There is another reason to cheer as Singapore has emerged as the sixth most innovative economy in the world, according to the 2017 Bloomberg Innovation Index released recently. It has also got the coveted position of Asia’s second most innovative economy.
Singapore’s global position was unchanged from the previous year, though it managed to usurp Japan as Asia’s second most innovative economy after the Japanese fell from 4th to 7th spot.
South Korea topped the rankings ahead of Sweden, Germany, Switzerland and Finland. Rounding up the top 10 were Denmark, the US and Israel.
Singapore ranked first in the world for tertiary efficiency, which was a study into the total enrollment of the population that had a tertiary education, together with the percentage of the labour force which had a degree, and the ratio of new science and engineering graduates against the total number of graduates and a share of the labour force.
Singapore also placed 5th for manufacturing – value added (a measure of manufacturing output as a share of a country’s economy); and came in 6th for researcher concentration (defined by the number of professionals, including postgraduate PhD students, engaged in R&D per million population).
The other categories all saw Singapore placed among the top 20 — coming in 14th for R&D intensity, 12th for productivity, 17th for high-tech density, and 12th for patent activity.
South Korea remained the big winner, however, topping the international charts in R&D intensity, value-added manufacturing and patent activity and with top-five rankings in high-tech density, higher education and researcher concentration. Scant progress in improving its productivity score — now No 32 in the world — though saw its lead narrow in the past year.

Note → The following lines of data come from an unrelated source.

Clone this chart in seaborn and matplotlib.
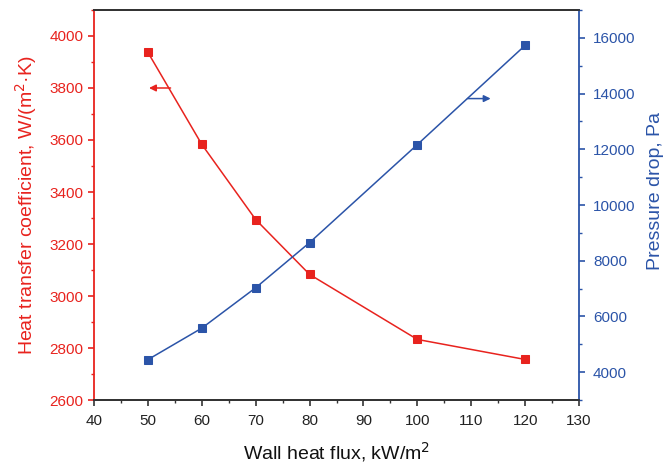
import matplotlib
matplotlib.use("Agg")
import matplotlib.pyplot as plt
from matplotlib.ticker import MultipleLocator
import pandas as pd
import seaborn as sns

sns.set_theme(style="white")
plt.rcParams["font.family"] = ["Liberation Sans", "DejaVu Sans"]

# Wall heat flux, kW/m^2
heat_flux = [50, 60, 70, 80, 100, 120]
# Heat transfer coefficient, W/(m^2 K)
htc = [3937, 3583, 3294, 3083, 2833, 2756]
# Pressure drop, Pa
pressure_drop = [4450, 5580, 7030, 8650, 12170, 15730]

RED = "#e8231e"
BLUE = "#2b54a8"
DARK = "#333333"

df = pd.DataFrame({"flux": heat_flux, "htc": htc, "dp": pressure_drop})

fig = plt.figure(figsize=(6.65, 4.71), dpi=100)
ax = fig.add_axes([0.1414, 0.1507, 0.7293, 0.8281])
ax2 = ax.twinx()

sns.lineplot(data=df, x="flux", y="htc", ax=ax, color=RED, marker="s",
             markersize=6, linewidth=1.1, markeredgecolor=RED)
sns.lineplot(data=df, x="flux", y="dp", ax=ax2, color=BLUE, marker="s",
             markersize=6, linewidth=1.1, markeredgecolor=BLUE)

ax.set_xlim(40, 130)
ax.set_ylim(2600, 4100)
ax2.set_ylim(3000, 17000)

ax.xaxis.set_major_locator(MultipleLocator(10))
ax.xaxis.set_minor_locator(MultipleLocator(5))
ax.yaxis.set_major_locator(MultipleLocator(200))
ax.yaxis.set_minor_locator(MultipleLocator(100))
ax2.yaxis.set_major_locator(MultipleLocator(2000))
ax2.yaxis.set_minor_locator(MultipleLocator(1000))
ax2.set_yticks(range(4000, 16001, 2000))

for a in (ax, ax2):
    for s in a.spines.values():
        s.set_linewidth(1.3)
        s.set_color(DARK)
ax.spines["left"].set_color(RED)
ax2.spines["left"].set_visible(False)
ax2.spines["right"].set_color(BLUE)
ax.spines["right"].set_visible(False)

ax.tick_params(axis="x", which="major", direction="out", length=4, width=1.2,
               color=DARK, labelcolor="#222222", labelsize=11, bottom=True, pad=6)
ax.tick_params(axis="x", which="minor", direction="out", length=2.5, width=1.0,
               color=DARK, bottom=True)
ax.tick_params(axis="y", which="major", direction="out", length=4, width=1.2,
               color=RED, labelcolor=RED, labelsize=11, left=True)
ax.tick_params(axis="y", which="minor", direction="out", length=2.5, width=1.0,
               color=RED, left=True)
ax2.tick_params(axis="y", which="major", direction="out", length=4, width=1.2,
                color=BLUE, labelcolor=BLUE, labelsize=11, right=True, pad=6)
ax2.tick_params(axis="y", which="minor", direction="out", length=2.5, width=1.0,
                color=BLUE, right=True)

ax.set_xlabel("Wall heat flux, kW/m$^2$", fontsize=14, color="#111111", labelpad=9)
ax.set_ylabel("Heat transfer coefficient, W/(m$^2$·K)", fontsize=14, color=RED, labelpad=8)
ax2.set_ylabel("Pressure drop, Pa", fontsize=14, color=BLUE)
ax2.yaxis.set_label_coords(1.141, 0.536)

# Arrows pointing each curve to its axis
ax.annotate("", xy=(50.2, 3800), xytext=(54.2, 3800),
            arrowprops=dict(arrowstyle="-|>", color=RED, lw=1.1,
                            mutation_scale=10, shrinkA=0, shrinkB=0))
ax2.annotate("", xy=(113.6, 13820), xytext=(109.3, 13820),
             arrowprops=dict(arrowstyle="-|>", color=BLUE, lw=1.1,
                             mutation_scale=10, shrinkA=0, shrinkB=0))

fig.savefig("out.png", dpi=100)
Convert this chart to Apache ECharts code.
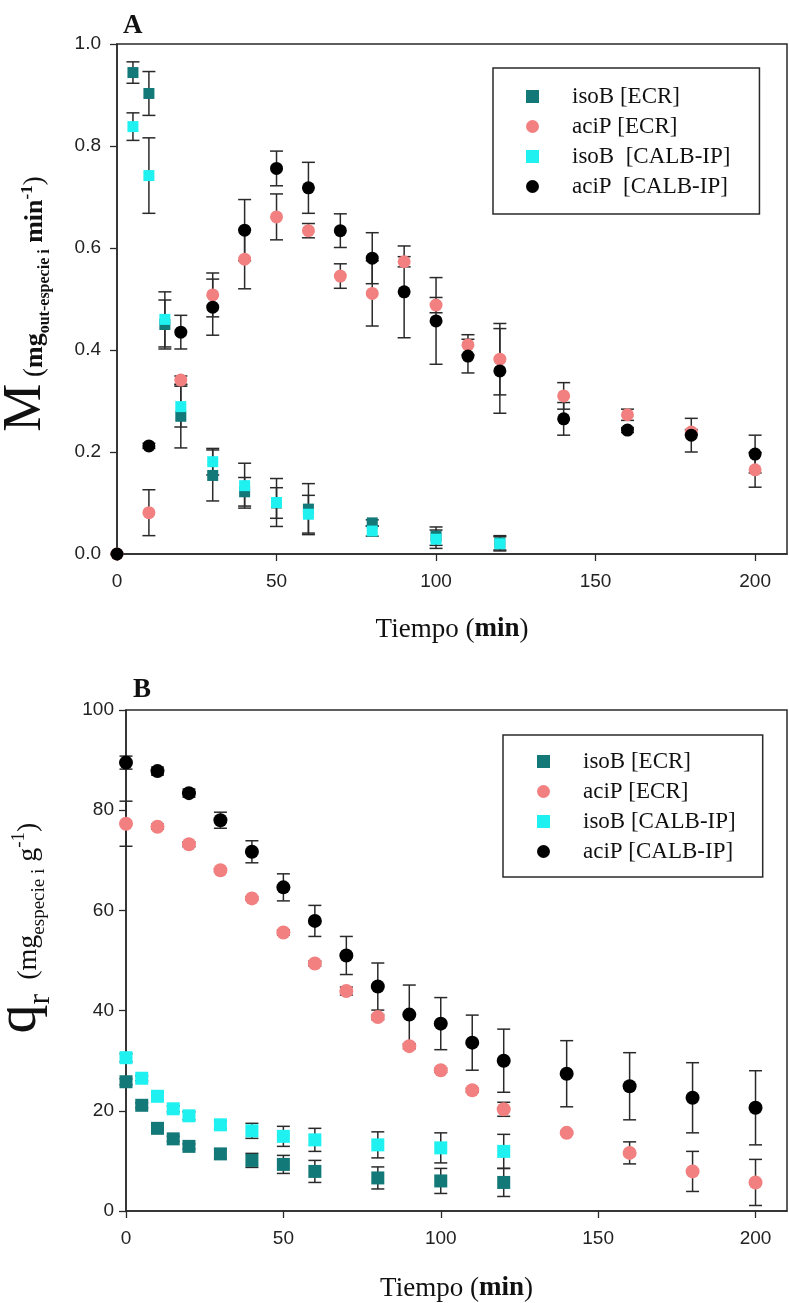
<!DOCTYPE html>
<html>
<head>
<meta charset="utf-8">
<script src="https://cdn.jsdelivr.net/npm/echarts@6/dist/echarts.min.js"></script>
<style>
html, body { margin: 0; padding: 0; background: #fff; }
#chart { width: 789px; height: 1303px; }
</style>
</head>
<body>
<div id="chart"></div>
<script>
// ---- panel A: M (mg out-especie i min-1) ----
const aIsoX = [5, 10, 15, 20, 30, 40, 50, 60, 80, 100, 120];
const aIsoEcrY = [0.944, 0.903, 0.450, 0.270, 0.154, 0.122, 0.100, 0.088, 0.061, 0.035, 0.022];
const aIsoEcrErr = [0.021, 0.043, 0.048, 0.062, 0.050, 0.028, 0.030, 0.050, 0.006, 0.018, 0.014];
const aIsoCalbY = [0.838, 0.742, 0.460, 0.289, 0.181, 0.134, 0.101, 0.078, 0.045, 0.029, 0.020];
const aIsoCalbErr = [0.027, 0.074, 0.054, 0.040, 0.026, 0.044, 0.047, 0.037, 0.010, 0.018, 0.014];
const aAciX = [0, 10, 20, 30, 40, 50, 60, 70, 80, 90, 100, 110, 120, 140, 160, 180, 200];
const aAciEcrY = [0, 0.081, 0.341, 0.508, 0.578, 0.661, 0.634, 0.545, 0.511, 0.573, 0.488, 0.410, 0.382, 0.310, 0.273, 0.239, 0.165];
const aAciEcrErr = [0, 0.045, 0.008, 0.043, 0.058, 0.045, 0.014, 0.024, 0.064, 0.010, 0.015, 0.020, 0.070, 0.026, 0.011, 0.005, 0.034];
const aAciCalbY = [0, 0.212, 0.435, 0.484, 0.635, 0.756, 0.718, 0.634, 0.580, 0.514, 0.457, 0.388, 0.359, 0.265, 0.243, 0.233, 0.196];
const aAciCalbErr = [0, 0.005, 0.033, 0.055, 0.060, 0.034, 0.050, 0.033, 0.050, 0.090, 0.085, 0.033, 0.083, 0.032, 0.005, 0.033, 0.037];

// ---- panel B: qr (mg especie i g-1) ----
const bIsoX = [0, 5, 10, 15, 20, 30, 40, 50, 60, 80, 100, 120];
const bIsoEcrY = [25.8, 21.1, 16.5, 14.4, 12.9, 11.4, 10.1, 9.3, 7.9, 6.6, 6.0, 5.7];
const bIsoEcrErr = [0.6, 0.5, 0.5, 0.5, 0.5, 1.0, 1.4, 1.8, 2.2, 2.2, 2.5, 2.8];
const bIsoCalbY = [30.6, 26.5, 22.9, 20.4, 19.0, 17.2, 16.0, 14.9, 14.2, 13.2, 12.6, 11.9];
const bIsoCalbErr = [0.8, 0.5, 0.5, 0.6, 0.8, 0.8, 1.5, 2.0, 2.3, 2.6, 3.0, 3.4];
const bAciX = [0, 10, 20, 30, 40, 50, 60, 70, 80, 90, 100, 110, 120, 140, 160, 180, 200];
const bAciEcrY = [77.3, 76.7, 73.2, 68.0, 62.4, 55.6, 49.4, 43.9, 38.7, 32.9, 28.1, 24.1, 20.3, 15.6, 11.6, 7.9, 5.7];
const bAciEcrErr = [4.5, 0.5, 0.5, 0.3, 0.3, 0.5, 0.5, 0.8, 0.5, 0.5, 0.4, 0.4, 1.4, 0.3, 2.2, 4.0, 4.6];
const bAciCalbY = [89.5, 87.8, 83.4, 78.0, 71.7, 64.6, 57.9, 51.0, 44.8, 39.2, 37.4, 33.6, 30.0, 27.4, 24.9, 22.6, 20.6];
const bAciCalbErr = [1.3, 0.8, 0.8, 1.6, 2.2, 2.7, 3.1, 3.8, 4.7, 5.9, 5.2, 5.5, 6.3, 6.6, 6.7, 7.0, 7.4];

const xTicks = [0, 50, 100, 150, 200];
const namesA = ['isoB [ECR]', 'aciP [ECR]', 'isoB  [CALB-IP]', 'aciP  [CALB-IP]'];
const namesB = ['isoB [ECR]', 'aciP [ECR]', 'isoB [CALB-IP]', 'aciP [CALB-IP]'];

const TEAL = '#137878', PINK = '#f28080', CYAN = '#1ff0f0', BLACK = '#000000';
const AXIS = '#2a2a2a';
const SANS = 'Liberation Sans', SERIF = 'Liberation Serif';

function zip(xs, ys, es) {
    return xs.map((x, i) => [x, ys[i], es ? es[i] : 0]);
}

// vertical error bar with caps
function errorBars(gi, xs, ys, es) {
    return {
        type: 'custom',
        xAxisIndex: gi, yAxisIndex: gi,
        data: zip(xs, ys, es),
        encode: { x: 0, y: 1 },
        silent: true,
        renderItem(params, api) {
            const x = api.value(0), y = api.value(1), e = api.value(2);
            if (!e) return null;
            const top = api.coord([x, y + e]);
            const bot = api.coord([x, y - e]);
            const w = 6.5;
            const st = { stroke: AXIS, lineWidth: 1.5 };
            return {
                type: 'group',
                children: [
                    { type: 'line', shape: { x1: top[0], y1: top[1], x2: bot[0], y2: bot[1] }, style: st },
                    { type: 'line', shape: { x1: top[0] - w, y1: top[1], x2: top[0] + w, y2: top[1] }, style: st },
                    { type: 'line', shape: { x1: bot[0] - w, y1: bot[1], x2: bot[0] + w, y2: bot[1] }, style: st }
                ]
            };
        }
    };
}

function points(gi, name, xs, ys, symbol, size, color) {
    return {
        type: 'scatter', name,
        xAxisIndex: gi, yAxisIndex: gi,
        data: zip(xs, ys).map(d => [d[0], d[1]]),
        symbol, symbolSize: size,
        itemStyle: { color, opacity: 1 },
        emphasis: { disabled: true }
    };
}

function xAxisOf(gi, gap) {
    return {
        gridIndex: gi, type: 'value', min: 0, max: 210,
        axisLine: { onZero: false, lineStyle: { color: AXIS, width: 1.5 } },
        axisTick: { length: 7, customValues: xTicks, lineStyle: { color: AXIS, width: 1.3 } },
        axisLabel: { customValues: xTicks, margin: 18, fontSize: 19, fontFamily: SANS, color: '#222' },
        splitLine: { show: false },
        name: '{n|Tiempo (}{b|min}{n|)}',
        nameLocation: 'middle', nameGap: gap,
        nameTextStyle: {
            rich: {
                n: { fontFamily: SERIF, fontSize: 27, color: '#111' },
                b: { fontFamily: SERIF, fontSize: 27, fontWeight: 'bold', color: '#111' }
            }
        }
    };
}

function yAxisOf(gi, max, interval, fmt, margin) {
    return {
        gridIndex: gi, type: 'value', min: 0, max, interval,
        axisLine: { show: true, onZero: false, lineStyle: { color: AXIS, width: 1.5 } },
        axisTick: { show: true, length: 7, lineStyle: { color: AXIS, width: 1.3 } },
        axisLabel: { margin, fontSize: 19, fontFamily: SANS, color: '#222', formatter: fmt },
        splitLine: { show: false }
    };
}

function legendOf(names, left, top, padding) {
    return {
        data: names, left, top, orient: 'vertical',
        itemWidth: 13, itemHeight: 13, itemGap: 7,
        padding, borderColor: AXIS, borderWidth: 1.5,
        selectedMode: false,
        formatter: n => '{t|' + n + '}',
        textStyle: {
            fontFamily: SERIF, fontSize: 23, color: '#111',
            rich: { t: { fontFamily: SERIF, fontSize: 23, padding: [0, 0, 0, 28], color: '#111' } }
        }
    };
}

const chart = echarts.init(document.getElementById('chart'));

chart.setOption({
    backgroundColor: '#fff',
    animation: false,
    title: [
        { text: 'A', left: 123, top: 13, padding: 0, textStyle: { fontFamily: SERIF, fontWeight: 'bold', fontSize: 27, color: '#111' } },
        { text: 'B', left: 133, top: 677, padding: 0, textStyle: { fontFamily: SERIF, fontWeight: 'bold', fontSize: 27, color: '#111' } }
    ],
    grid: [
        { left: 117, top: 44, width: 670, height: 510, show: true, borderColor: AXIS, borderWidth: 1.5, backgroundColor: 'transparent' },
        { left: 126, top: 710, width: 661, height: 507, show: true, borderColor: AXIS, borderWidth: 1.5, backgroundColor: 'transparent' }
    ],
    xAxis: [xAxisOf(0, 62), xAxisOf(1, 64)],
    yAxis: [
        yAxisOf(0, 1, 0.2, v => v.toFixed(1), 16),
        yAxisOf(1, 100, 20, v => String(v), 12)
    ],
    legend: [
        legendOf(namesA, 493, 68, [17, 29, 16, 33]),
        legendOf(namesB, 503, 735, [15, 27, 14, 34])
    ],
    graphic: [
        {
            type: 'text', x: 26, y: 304, rotation: Math.PI / 2,
            style: {
                text: '{M|M}{p| (}{b|mg}{s|out-especie i}{b| min}{u|-1}{p|)}',
                align: 'center', verticalAlign: 'middle', fill: '#111',
                rich: {
                    M: { fontFamily: SERIF, fontSize: 54, lineHeight: 54, verticalAlign: 'bottom' },
                    p: { fontFamily: SERIF, fontSize: 27, lineHeight: 27, verticalAlign: 'bottom', padding: [0, 0, 5, 0] },
                    b: { fontFamily: SERIF, fontSize: 26, fontWeight: 'bold', lineHeight: 26, verticalAlign: 'bottom', padding: [0, 0, 5, 0] },
                    s: { fontFamily: SERIF, fontSize: 16, fontWeight: 'bold', lineHeight: 16, verticalAlign: 'bottom' },
                    u: { fontFamily: SERIF, fontSize: 17, fontWeight: 'bold', lineHeight: 17, verticalAlign: 'bottom', padding: [0, 0, 17, 0] }
                }
            }
        },
        {
            type: 'text', x: 28, y: 928, rotation: Math.PI / 2,
            style: {
                text: '{q|q}{r|r}{p|  (mg}{s|especie i}{p| g}{u|-1}{p|)}',
                align: 'center', verticalAlign: 'middle', fill: '#111',
                rich: {
                    q: { fontFamily: SERIF, fontSize: 58, lineHeight: 58, verticalAlign: 'bottom', padding: [0, 0, 8, 0] },
                    r: { fontFamily: SERIF, fontSize: 32, lineHeight: 32, verticalAlign: 'bottom' },
                    p: { fontFamily: SERIF, fontSize: 28, lineHeight: 28, verticalAlign: 'bottom', padding: [0, 0, 14, 0] },
                    s: { fontFamily: SERIF, fontSize: 19, lineHeight: 19, verticalAlign: 'bottom', padding: [0, 0, 8, 0] },
                    u: { fontFamily: SERIF, fontSize: 19, lineHeight: 19, verticalAlign: 'bottom', padding: [0, 0, 28, 0] }
                }
            }
        }
    ],
    series: [
        errorBars(0, aIsoX, aIsoEcrY, aIsoEcrErr),
        points(0, namesA[0], aIsoX, aIsoEcrY, 'rect', 11, TEAL),
        errorBars(0, aAciX, aAciEcrY, aAciEcrErr),
        points(0, namesA[1], aAciX, aAciEcrY, 'circle', 13, PINK),
        errorBars(0, aIsoX, aIsoCalbY, aIsoCalbErr),
        points(0, namesA[2], aIsoX, aIsoCalbY, 'rect', 11, CYAN),
        errorBars(0, aAciX, aAciCalbY, aAciCalbErr),
        points(0, namesA[3], aAciX, aAciCalbY, 'circle', 13, BLACK),

        errorBars(1, bIsoX, bIsoEcrY, bIsoEcrErr),
        points(1, namesB[0], bIsoX, bIsoEcrY, 'rect', 13, TEAL),
        errorBars(1, bAciX, bAciEcrY, bAciEcrErr),
        points(1, namesB[1], bAciX, bAciEcrY, 'circle', 14, PINK),
        errorBars(1, bIsoX, bIsoCalbY, bIsoCalbErr),
        points(1, namesB[2], bIsoX, bIsoCalbY, 'rect', 13, CYAN),
        errorBars(1, bAciX, bAciCalbY, bAciCalbErr),
        points(1, namesB[3], bAciX, bAciCalbY, 'circle', 14, BLACK)
    ]
});
</script>
</body>
</html>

Japan, where the yen is still struggling to recover from an almost two-year slide, dropped the most of any economy in the top 25, moving to No 7 from No 4 as they lost their best-in-world distinction for patent activity. Croatia also slipped three spots, to No 41 from No 38.
The US fell one spot to No 9, while Israel moved up one notch to No 10. China held its title as the strongest ranked emerging market, at No 21, as it improved its tertiary education score while its high-tech concentration wavered.
The ranking began with over 200 economies, from which those that didn’t report data for at least six of seven categories measured were eliminated, trimming the list to 78. Bloomberg, which scores economies using factors including research and development spending and the concentration of high-tech public companies, released overall and category scores for the top 50 innovative economies.